■ **Task prompt**: Each line from the line with "Write the matplotlib code for this chart." to the line with "ax = fig.add_axes([97", inclusive, is to be repeated exactly; no other line and no picture belongs in the copy.

■ **Data records**:
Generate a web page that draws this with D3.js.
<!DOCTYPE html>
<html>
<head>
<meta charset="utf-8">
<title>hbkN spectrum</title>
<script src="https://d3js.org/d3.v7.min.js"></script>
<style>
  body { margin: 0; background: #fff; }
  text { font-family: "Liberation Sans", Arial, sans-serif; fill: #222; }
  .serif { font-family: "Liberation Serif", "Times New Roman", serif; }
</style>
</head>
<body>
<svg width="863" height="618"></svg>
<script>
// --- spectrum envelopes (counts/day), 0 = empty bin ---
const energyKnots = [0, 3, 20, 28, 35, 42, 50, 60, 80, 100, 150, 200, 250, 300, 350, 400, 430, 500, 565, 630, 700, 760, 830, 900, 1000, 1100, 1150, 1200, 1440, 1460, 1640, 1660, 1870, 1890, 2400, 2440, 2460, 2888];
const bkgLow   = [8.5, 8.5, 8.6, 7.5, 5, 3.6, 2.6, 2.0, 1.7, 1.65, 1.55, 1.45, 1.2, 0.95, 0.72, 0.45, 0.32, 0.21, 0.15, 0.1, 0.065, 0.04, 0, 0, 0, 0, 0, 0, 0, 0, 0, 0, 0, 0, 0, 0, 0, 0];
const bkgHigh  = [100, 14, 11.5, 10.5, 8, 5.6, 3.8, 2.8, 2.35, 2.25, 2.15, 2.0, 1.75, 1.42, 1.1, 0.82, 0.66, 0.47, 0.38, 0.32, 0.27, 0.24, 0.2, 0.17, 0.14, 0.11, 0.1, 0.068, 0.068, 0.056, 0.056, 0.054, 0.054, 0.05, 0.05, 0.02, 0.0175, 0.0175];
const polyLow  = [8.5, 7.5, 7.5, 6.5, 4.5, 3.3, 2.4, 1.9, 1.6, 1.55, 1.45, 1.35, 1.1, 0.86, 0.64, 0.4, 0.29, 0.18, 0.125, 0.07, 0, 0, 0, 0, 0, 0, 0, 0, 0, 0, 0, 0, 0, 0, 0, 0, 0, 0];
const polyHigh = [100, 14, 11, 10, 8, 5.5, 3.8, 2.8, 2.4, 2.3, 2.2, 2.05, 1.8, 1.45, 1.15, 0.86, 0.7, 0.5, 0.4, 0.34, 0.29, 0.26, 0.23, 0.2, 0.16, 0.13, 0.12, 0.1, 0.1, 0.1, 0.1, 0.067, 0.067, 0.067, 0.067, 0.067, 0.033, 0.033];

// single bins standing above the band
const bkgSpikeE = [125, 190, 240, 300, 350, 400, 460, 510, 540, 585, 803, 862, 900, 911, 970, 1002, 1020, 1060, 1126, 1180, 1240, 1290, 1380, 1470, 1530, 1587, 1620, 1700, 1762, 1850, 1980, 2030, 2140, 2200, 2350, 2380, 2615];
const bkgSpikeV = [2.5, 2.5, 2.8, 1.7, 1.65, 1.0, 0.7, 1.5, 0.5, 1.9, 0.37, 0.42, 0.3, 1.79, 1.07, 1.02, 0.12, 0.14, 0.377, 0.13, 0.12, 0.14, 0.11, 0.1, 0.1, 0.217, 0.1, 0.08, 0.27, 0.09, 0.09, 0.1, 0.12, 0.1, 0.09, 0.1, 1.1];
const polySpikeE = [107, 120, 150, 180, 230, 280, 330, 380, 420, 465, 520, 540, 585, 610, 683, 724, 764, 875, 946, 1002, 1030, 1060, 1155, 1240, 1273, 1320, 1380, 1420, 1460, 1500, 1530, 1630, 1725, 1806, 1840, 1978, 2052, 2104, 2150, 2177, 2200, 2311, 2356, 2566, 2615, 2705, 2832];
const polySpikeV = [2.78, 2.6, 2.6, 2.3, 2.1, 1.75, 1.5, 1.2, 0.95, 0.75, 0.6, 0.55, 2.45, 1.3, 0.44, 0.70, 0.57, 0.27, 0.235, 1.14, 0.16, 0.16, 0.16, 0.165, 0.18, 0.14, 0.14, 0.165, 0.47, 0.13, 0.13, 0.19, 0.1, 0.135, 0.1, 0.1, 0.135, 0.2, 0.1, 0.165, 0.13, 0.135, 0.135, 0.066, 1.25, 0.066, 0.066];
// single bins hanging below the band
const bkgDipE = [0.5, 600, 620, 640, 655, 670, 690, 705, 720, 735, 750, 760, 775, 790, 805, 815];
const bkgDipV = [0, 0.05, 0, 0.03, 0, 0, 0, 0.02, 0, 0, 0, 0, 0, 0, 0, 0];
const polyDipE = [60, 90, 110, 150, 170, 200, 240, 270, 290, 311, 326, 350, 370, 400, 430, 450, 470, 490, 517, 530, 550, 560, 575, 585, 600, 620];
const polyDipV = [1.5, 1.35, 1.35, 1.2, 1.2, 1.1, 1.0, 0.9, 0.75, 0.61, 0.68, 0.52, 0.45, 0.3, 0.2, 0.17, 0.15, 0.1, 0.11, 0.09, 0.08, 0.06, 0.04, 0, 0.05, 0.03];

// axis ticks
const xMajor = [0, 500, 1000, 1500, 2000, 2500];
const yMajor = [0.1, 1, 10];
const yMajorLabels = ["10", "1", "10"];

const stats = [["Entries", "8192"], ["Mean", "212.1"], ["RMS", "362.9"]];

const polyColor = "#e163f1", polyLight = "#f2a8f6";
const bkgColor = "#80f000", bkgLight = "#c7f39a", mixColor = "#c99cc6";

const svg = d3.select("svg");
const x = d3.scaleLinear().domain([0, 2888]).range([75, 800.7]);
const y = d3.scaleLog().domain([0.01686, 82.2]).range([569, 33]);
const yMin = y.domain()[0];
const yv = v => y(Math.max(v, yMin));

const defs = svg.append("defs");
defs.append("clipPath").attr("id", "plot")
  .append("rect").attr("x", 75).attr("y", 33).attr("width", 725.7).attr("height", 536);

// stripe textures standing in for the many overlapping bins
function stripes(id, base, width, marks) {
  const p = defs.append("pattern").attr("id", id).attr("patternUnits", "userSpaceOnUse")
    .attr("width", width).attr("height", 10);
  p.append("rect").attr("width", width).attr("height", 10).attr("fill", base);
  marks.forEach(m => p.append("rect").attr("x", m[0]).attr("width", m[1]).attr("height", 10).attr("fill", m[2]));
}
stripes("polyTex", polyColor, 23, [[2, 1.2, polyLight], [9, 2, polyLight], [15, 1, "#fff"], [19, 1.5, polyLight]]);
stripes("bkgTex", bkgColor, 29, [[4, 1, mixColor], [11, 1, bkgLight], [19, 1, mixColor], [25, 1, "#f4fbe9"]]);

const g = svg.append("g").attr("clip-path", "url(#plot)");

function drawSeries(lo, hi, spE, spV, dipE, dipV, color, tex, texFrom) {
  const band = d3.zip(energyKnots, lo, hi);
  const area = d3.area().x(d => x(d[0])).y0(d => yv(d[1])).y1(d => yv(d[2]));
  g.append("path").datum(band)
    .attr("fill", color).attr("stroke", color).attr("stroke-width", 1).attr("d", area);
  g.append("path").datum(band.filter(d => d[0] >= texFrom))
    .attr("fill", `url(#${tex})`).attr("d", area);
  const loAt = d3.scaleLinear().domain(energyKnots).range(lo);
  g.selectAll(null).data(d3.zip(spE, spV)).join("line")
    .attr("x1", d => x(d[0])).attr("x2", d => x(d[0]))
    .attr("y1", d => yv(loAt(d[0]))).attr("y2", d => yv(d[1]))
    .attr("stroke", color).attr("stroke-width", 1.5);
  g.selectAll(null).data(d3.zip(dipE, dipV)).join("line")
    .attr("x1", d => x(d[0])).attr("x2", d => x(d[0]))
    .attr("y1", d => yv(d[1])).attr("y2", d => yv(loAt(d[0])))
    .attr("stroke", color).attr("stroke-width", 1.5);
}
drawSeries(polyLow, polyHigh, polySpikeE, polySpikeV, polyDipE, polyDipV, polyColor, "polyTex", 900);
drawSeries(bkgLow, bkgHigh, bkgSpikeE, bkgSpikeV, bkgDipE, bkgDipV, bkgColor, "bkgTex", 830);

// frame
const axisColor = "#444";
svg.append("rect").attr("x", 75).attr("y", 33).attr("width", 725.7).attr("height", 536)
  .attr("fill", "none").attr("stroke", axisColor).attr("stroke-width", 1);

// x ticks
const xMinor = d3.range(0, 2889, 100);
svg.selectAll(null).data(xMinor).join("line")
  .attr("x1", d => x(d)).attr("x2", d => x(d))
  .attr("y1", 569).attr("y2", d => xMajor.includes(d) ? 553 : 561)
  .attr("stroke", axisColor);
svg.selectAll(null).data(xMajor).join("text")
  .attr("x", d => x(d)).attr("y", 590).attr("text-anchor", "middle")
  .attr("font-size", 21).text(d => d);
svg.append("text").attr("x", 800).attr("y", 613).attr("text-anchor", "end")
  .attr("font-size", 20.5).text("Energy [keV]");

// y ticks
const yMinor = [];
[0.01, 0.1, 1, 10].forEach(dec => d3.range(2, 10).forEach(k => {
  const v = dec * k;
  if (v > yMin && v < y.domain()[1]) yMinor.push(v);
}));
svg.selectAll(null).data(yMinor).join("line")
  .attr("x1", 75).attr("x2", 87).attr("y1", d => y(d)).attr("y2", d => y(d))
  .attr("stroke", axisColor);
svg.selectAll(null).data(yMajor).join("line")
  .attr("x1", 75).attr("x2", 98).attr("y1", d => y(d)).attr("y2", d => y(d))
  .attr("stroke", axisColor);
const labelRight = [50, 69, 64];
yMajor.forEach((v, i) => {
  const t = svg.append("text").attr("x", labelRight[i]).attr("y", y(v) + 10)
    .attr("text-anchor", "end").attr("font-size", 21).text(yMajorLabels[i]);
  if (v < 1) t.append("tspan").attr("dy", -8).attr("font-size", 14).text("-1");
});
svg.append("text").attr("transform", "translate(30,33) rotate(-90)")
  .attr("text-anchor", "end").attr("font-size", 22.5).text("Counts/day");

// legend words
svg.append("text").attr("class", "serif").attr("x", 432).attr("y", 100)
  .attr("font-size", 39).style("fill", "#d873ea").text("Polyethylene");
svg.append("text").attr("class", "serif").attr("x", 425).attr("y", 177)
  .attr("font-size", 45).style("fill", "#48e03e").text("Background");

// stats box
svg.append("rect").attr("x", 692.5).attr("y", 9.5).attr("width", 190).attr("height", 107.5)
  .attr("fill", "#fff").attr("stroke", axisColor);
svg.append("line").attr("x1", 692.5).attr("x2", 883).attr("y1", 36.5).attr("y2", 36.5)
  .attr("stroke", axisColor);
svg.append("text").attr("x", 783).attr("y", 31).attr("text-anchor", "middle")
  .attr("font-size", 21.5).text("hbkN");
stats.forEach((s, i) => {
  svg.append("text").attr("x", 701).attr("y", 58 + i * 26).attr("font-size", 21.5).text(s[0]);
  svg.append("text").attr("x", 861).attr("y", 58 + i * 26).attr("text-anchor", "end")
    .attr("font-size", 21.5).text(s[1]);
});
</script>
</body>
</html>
* * *
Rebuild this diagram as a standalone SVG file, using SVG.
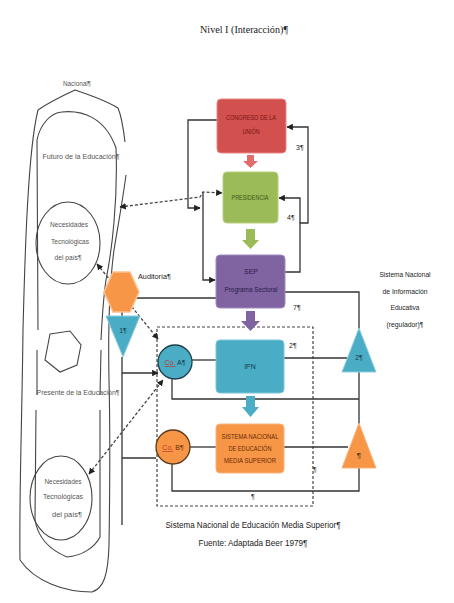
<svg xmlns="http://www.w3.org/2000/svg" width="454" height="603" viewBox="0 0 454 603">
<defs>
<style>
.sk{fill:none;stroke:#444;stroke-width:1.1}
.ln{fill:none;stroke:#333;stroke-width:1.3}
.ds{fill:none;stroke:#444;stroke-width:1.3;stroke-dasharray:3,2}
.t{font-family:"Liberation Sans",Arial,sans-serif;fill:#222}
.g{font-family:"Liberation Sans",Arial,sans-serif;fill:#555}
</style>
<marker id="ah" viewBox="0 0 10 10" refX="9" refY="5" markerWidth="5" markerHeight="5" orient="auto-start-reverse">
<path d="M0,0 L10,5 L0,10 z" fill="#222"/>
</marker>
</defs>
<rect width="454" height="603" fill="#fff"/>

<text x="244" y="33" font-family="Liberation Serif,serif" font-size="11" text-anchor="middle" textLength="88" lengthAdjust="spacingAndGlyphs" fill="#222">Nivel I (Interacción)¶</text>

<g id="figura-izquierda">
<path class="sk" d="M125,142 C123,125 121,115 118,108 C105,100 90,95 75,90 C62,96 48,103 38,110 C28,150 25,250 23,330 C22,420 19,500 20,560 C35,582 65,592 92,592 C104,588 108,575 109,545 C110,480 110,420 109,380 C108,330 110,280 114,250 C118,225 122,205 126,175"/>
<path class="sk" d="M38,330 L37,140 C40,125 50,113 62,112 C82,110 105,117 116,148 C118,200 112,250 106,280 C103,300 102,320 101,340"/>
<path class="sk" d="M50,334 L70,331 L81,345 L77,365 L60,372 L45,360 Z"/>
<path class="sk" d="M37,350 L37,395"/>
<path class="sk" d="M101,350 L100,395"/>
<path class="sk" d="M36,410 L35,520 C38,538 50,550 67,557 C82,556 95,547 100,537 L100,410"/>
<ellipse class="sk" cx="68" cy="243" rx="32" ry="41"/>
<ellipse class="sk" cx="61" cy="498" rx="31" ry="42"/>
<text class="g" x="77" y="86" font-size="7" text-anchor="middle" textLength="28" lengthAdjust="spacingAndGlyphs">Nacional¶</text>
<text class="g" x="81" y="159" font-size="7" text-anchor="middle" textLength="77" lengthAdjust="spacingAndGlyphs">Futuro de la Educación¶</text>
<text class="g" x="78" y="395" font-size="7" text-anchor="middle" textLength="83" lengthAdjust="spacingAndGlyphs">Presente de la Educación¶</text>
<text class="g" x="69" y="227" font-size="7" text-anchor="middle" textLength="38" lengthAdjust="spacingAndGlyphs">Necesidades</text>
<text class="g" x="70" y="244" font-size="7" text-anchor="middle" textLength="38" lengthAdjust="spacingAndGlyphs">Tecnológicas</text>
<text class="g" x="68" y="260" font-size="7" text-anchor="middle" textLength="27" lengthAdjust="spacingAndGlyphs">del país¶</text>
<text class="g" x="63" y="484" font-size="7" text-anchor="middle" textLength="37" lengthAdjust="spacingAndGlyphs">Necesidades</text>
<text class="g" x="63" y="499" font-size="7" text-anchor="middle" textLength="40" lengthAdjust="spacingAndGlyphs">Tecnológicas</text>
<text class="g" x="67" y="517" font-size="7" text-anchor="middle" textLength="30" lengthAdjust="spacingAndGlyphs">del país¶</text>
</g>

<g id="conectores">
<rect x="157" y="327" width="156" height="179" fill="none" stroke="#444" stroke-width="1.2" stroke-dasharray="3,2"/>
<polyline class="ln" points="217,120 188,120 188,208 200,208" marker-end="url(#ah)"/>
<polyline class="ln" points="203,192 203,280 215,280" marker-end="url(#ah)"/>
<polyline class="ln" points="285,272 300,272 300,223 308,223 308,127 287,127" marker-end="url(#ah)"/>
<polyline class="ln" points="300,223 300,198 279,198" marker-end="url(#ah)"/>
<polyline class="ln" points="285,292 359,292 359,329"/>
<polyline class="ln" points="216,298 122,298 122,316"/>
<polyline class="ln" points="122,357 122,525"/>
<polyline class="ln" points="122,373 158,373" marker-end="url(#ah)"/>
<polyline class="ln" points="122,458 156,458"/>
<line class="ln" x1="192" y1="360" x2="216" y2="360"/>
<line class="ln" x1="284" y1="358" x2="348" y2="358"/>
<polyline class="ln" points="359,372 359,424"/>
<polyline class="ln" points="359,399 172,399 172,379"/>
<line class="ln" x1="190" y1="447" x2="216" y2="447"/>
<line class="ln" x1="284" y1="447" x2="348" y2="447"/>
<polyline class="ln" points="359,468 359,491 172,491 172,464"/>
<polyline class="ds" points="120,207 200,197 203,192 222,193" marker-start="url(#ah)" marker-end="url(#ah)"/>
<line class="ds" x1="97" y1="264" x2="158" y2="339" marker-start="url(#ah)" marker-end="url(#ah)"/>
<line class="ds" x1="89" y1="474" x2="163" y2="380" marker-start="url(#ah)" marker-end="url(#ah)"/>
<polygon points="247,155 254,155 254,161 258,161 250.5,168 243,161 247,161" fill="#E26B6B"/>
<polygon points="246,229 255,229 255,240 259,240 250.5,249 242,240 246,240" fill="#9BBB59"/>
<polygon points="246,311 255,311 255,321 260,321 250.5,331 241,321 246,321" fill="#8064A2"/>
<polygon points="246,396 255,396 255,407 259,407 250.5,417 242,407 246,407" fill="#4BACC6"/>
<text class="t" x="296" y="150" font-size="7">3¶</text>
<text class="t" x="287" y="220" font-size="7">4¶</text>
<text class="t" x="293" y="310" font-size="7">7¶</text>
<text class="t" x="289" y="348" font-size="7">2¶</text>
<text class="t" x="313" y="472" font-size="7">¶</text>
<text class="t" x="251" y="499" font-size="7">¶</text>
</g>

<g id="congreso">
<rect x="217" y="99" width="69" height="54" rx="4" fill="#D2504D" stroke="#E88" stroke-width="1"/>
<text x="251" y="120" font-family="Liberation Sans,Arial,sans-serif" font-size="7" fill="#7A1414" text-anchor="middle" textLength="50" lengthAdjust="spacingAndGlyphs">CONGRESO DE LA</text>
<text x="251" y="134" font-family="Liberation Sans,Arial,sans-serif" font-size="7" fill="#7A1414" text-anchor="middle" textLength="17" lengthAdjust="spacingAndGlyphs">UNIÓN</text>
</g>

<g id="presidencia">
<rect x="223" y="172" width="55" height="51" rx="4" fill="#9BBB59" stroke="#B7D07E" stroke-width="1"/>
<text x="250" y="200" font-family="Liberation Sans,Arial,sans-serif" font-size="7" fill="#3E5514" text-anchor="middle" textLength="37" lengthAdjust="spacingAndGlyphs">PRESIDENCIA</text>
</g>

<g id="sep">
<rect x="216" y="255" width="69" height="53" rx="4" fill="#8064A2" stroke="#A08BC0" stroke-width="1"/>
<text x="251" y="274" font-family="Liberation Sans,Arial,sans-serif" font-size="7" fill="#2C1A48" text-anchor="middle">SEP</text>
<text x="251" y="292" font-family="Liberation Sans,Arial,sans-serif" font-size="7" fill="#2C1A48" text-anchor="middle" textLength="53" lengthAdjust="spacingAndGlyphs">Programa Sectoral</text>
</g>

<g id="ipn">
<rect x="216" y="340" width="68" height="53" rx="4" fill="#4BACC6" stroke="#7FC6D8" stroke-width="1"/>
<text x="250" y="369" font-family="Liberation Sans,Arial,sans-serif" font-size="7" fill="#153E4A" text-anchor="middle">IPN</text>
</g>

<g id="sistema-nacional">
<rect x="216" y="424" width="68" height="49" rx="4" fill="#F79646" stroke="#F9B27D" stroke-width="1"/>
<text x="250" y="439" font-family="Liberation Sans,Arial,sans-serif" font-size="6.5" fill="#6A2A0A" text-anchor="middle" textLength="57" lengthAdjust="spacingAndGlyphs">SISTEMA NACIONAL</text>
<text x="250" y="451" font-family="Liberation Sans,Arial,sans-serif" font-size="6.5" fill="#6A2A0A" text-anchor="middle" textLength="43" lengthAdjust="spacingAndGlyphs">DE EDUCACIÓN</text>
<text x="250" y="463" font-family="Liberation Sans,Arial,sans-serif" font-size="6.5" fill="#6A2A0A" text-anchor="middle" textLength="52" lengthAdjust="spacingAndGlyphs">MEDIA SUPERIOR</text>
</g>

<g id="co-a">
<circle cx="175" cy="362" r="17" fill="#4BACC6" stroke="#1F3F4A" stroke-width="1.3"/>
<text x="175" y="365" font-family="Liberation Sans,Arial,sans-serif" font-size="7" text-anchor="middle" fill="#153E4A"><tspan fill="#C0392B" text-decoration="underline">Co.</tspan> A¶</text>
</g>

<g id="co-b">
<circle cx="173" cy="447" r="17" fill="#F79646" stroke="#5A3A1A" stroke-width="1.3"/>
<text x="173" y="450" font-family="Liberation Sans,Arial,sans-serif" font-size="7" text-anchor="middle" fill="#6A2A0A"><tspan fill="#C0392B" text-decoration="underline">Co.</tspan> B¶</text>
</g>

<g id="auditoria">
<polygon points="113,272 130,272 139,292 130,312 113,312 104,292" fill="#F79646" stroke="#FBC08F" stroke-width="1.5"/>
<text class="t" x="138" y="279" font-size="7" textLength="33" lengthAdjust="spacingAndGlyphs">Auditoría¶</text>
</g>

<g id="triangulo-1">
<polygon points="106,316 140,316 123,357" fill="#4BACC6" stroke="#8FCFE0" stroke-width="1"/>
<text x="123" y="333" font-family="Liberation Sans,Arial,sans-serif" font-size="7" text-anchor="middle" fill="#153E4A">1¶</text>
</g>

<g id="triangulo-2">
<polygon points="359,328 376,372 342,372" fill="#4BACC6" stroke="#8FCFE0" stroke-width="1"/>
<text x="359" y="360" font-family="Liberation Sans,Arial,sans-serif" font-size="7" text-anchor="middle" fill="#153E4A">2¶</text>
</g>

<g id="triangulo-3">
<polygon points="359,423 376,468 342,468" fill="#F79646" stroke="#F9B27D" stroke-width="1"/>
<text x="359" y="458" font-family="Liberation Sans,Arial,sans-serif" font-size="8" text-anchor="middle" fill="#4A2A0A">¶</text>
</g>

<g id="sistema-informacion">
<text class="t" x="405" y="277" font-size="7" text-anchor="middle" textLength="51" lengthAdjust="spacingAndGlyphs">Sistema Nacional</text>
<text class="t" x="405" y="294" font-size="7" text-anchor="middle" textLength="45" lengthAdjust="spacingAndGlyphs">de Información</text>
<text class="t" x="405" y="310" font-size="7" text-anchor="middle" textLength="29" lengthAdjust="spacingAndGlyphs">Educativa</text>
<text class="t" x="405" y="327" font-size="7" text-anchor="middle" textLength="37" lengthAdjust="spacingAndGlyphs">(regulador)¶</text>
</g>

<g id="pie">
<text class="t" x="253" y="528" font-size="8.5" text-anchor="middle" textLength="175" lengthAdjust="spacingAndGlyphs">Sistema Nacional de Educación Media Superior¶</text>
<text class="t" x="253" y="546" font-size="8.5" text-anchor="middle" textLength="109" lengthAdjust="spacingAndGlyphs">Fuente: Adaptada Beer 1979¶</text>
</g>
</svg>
--
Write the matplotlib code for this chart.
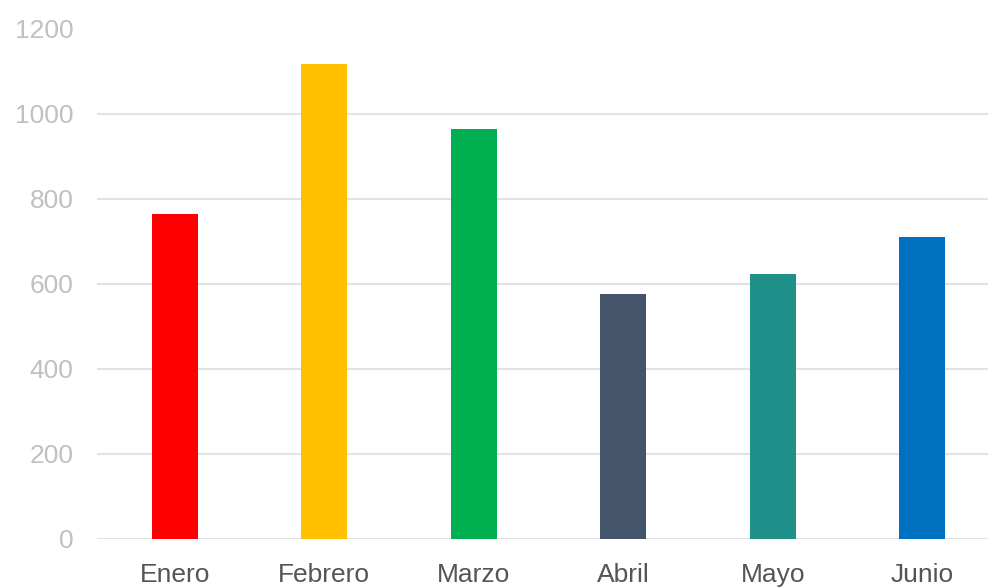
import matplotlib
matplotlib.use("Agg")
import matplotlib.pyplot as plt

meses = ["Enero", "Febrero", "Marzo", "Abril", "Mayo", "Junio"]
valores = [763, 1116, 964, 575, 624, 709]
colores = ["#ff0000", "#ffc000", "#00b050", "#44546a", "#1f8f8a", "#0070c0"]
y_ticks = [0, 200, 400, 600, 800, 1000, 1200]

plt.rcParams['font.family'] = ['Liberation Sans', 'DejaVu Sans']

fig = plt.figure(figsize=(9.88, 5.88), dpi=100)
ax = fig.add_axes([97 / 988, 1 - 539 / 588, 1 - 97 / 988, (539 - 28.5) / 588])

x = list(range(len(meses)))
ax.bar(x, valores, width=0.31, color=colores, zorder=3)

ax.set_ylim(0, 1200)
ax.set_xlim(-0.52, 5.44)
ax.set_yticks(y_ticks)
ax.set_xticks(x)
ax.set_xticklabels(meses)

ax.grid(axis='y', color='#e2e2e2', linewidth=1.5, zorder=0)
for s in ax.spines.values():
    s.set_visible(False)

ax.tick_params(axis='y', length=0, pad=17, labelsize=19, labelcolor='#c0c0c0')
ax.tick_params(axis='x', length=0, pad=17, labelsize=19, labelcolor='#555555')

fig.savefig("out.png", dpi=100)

■ **The answer**:
Write the matplotlib code for this chart.
import matplotlib
matplotlib.use("Agg")
import matplotlib.pyplot as plt

meses = ["Enero", "Febrero", "Marzo", "Abril", "Mayo", "Junio"]
valores = [763, 1116, 964, 575, 624, 709]
colores = ["#ff0000", "#ffc000", "#00b050", "#44546a", "#1f8f8a", "#0070c0"]
y_ticks = [0, 200, 400, 600, 800, 1000, 1200]

plt.rcParams['font.family'] = ['Liberation Sans', 'DejaVu Sans']

fig = plt.figure(figsize=(9.88, 5.88), dpi=100)
ax = fig.add_axes([97 / 988, 1 - 539 / 588, 1 - 97 / 988, (539 - 28.5) / 588])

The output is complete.